In late August of this year, the Ontario government announced the second stage of pension reform. While we were pleased to see that the government was continuing to move forward with its reforms to the Ontario pension system, we were concerned that these proposals did very little to encourage employers in the private sector to establish or maintain defined benefit pension plans. (Please see our August 25, 2010 post for a summary of the government’s announcement.)

As a result, we made a submission in response to the Ontario government’s announcement, which included the following recommendations:

  • implement measures to address funding concerns of single employer pension plans (e.g., extending the amortization period for solvency funding);
  • permit pension security funds;
  • permit contribution holidays so long as the current version of the plan text does not prohibit them – in other words, do not require a historical analysis of the plan documents;
  • clarify the surplus withdrawal rules; and
  • provide flexible funding rules based on risk profile, rather than inflexible rules based on plan design models.

Subsequently, on September 20, 2010, the Financial Services Commission of Ontario (FSCO) posted a question and answer on its website, which outlined its interpretation of the surplus withdrawal rules as amended by Bill 236. Briefly, FSCO stated that when making an application to withdraw surplus from a pension plan, an employer is required to do one of two things: (i) demonstrate entitlement to surplus under the historical terms of the plan and obtain the agreement of 2/3 of the members (or the agreement of the collective bargaining agent) and 2/3 of the former members and others entitled to payments under the pension plan; or (ii) obtain the consent of all the members, former members and other persons entitled to payments under the pension plan.

As we noted in an earlier post, FSCO’s interpretation runs contrary to the clear intention behind the Bill 236 amendments.

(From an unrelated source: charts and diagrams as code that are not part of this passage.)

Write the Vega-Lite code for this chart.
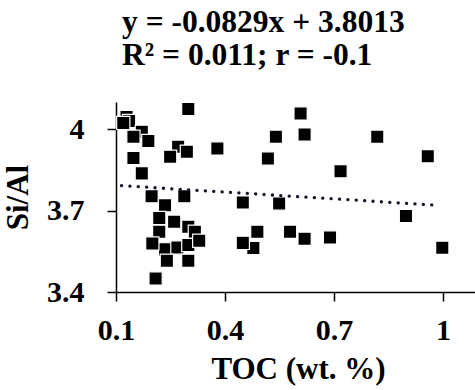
{
  "$schema": "https://vega.github.io/schema/vega-lite/v6.json",
  "autosize": "none",
  "width": 359,
  "height": 190,
  "padding": {"left": 116, "top": 102, "right": 0, "bottom": 98},
  "background": "white",
  "config": {"view": {"stroke": null}, "font": "Liberation Serif"},
  "title": {
    "text": ["y = -0.0829x + 3.8013", "R² = 0.011; r = -0.1"],
    "anchor": "start",
    "frame": "group",
    "dx": 6,
    "offset": 29,
    "font": "Liberation Serif",
    "fontSize": 31.5,
    "fontWeight": "bold",
    "lineHeight": 33,
    "color": "black"
  },
  "datasets": {
    "pts": [
      {"toc": 0.299, "sial": 4.074},
      {"toc": 0.129, "sial": 4.045},
      {"toc": 0.136, "sial": 4.03},
      {"toc": 0.171, "sial": 3.99},
      {"toc": 0.148, "sial": 3.972},
      {"toc": 0.189, "sial": 3.956},
      {"toc": 0.120, "sial": 4.023},
      {"toc": 0.148, "sial": 3.894},
      {"toc": 0.171, "sial": 3.837},
      {"toc": 0.271, "sial": 3.935},
      {"toc": 0.295, "sial": 3.917},
      {"toc": 0.249, "sial": 3.898},
      {"toc": 0.379, "sial": 3.929},
      {"toc": 0.235, "sial": 3.72},
      {"toc": 0.198, "sial": 3.753},
      {"toc": 0.288, "sial": 3.753},
      {"toc": 0.219, "sial": 3.673},
      {"toc": 0.260, "sial": 3.659},
      {"toc": 0.299, "sial": 3.640},
      {"toc": 0.219, "sial": 3.622},
      {"toc": 0.317, "sial": 3.622},
      {"toc": 0.235, "sial": 3.557},
      {"toc": 0.269, "sial": 3.564},
      {"toc": 0.299, "sial": 3.573},
      {"toc": 0.200, "sial": 3.579},
      {"toc": 0.329, "sial": 3.589},
      {"toc": 0.240, "sial": 3.515},
      {"toc": 0.299, "sial": 3.515},
      {"toc": 0.209, "sial": 3.450},
      {"toc": 0.608, "sial": 4.058},
      {"toc": 0.540, "sial": 3.972},
      {"toc": 0.619, "sial": 3.980},
      {"toc": 0.819, "sial": 3.972},
      {"toc": 0.518, "sial": 3.892},
      {"toc": 0.958, "sial": 3.900},
      {"toc": 0.718, "sial": 3.845},
      {"toc": 0.449, "sial": 3.730},
      {"toc": 0.549, "sial": 3.726},
      {"toc": 0.898, "sial": 3.680},
      {"toc": 0.489, "sial": 3.622},
      {"toc": 0.579, "sial": 3.622},
      {"toc": 0.478, "sial": 3.562},
      {"toc": 0.449, "sial": 3.581},
      {"toc": 0.619, "sial": 3.596},
      {"toc": 0.689, "sial": 3.601},
      {"toc": 0.998, "sial": 3.563}
    ],
    "trend": [
      {"toc": 0.115, "sial": 3.7918},
      {"toc": 0.985, "sial": 3.7196}
    ]
  },
  "encoding": {
    "x": {
      "field": "toc",
      "type": "quantitative",
      "scale": {"domain": [0.1, 1.088], "nice": false, "zero": false},
      "axis": {
        "title": "TOC (wt. %)",
        "values": [0.1, 0.4, 0.7, 1],
        "format": ".1~f",
        "grid": false,
        "domainColor": "black",
        "domainWidth": 1.5,
        "tickColor": "black",
        "tickWidth": 1.5,
        "tickSize": 9,
        "labelPadding": 14,
        "labelFont": "Liberation Serif",
        "labelFontSize": 30,
        "labelFontWeight": "bold",
        "labelColor": "black",
        "labelFlush": false,
        "labelOverlap": false,
        "titleFont": "Liberation Serif",
        "titleFontSize": 31,
        "titleFontWeight": "bold",
        "titleColor": "black",
        "titlePadding": 9,
        "titleX": 182
      }
    },
    "y": {
      "field": "sial",
      "type": "quantitative",
      "scale": {"domain": [3.4, 4.1], "nice": false, "zero": false},
      "axis": {
        "title": "Si/Al",
        "values": [3.4, 3.7, 4.0],
        "format": ".1~f",
        "grid": false,
        "domainColor": "black",
        "domainWidth": 1.5,
        "tickColor": "black",
        "tickWidth": 1.5,
        "tickSize": 9,
        "labelPadding": 23,
        "labelFont": "Liberation Serif",
        "labelFontSize": 30,
        "labelFontWeight": "bold",
        "labelColor": "black",
        "labelFlush": false,
        "labelOverlap": false,
        "titleFont": "Liberation Serif",
        "titleFontSize": 31,
        "titleFontWeight": "bold",
        "titleColor": "black",
        "titlePadding": 12
      }
    }
  },
  "layer": [
    {
      "data": {"name": "pts"},
      "mark": {"type": "point", "shape": "square", "filled": true, "size": 175, "color": "black", "stroke": "white", "strokeWidth": 1.2, "opacity": 1}
    },
    {
      "data": {"name": "trend"},
      "mark": {"type": "line", "color": "#0f1626", "strokeWidth": 3.3, "strokeDash": [0.1, 8.3], "strokeCap": "round"}
    }
  ]
}
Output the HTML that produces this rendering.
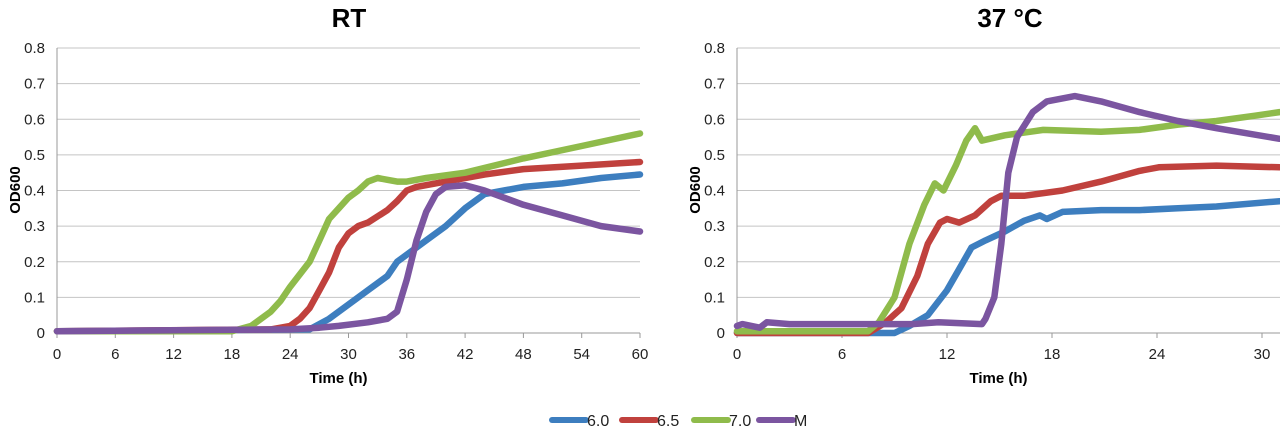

It was apparent to most industry observers that the intention behind the amendments was to facilitate the sharing of surplus between employers and employees where a surplus sharing agreement could be negotiated. FSCO’s interpretation of the new provisions, however, imposed even more onerous conditions on parties seeking to withdraw surplus. In light of FSCO’s position, we felt it was necessary to make another submission to the government, requesting that the legislation be amended to be make it clear that the intention is to facilitate distribution of surplus where the parties have reached an agreement.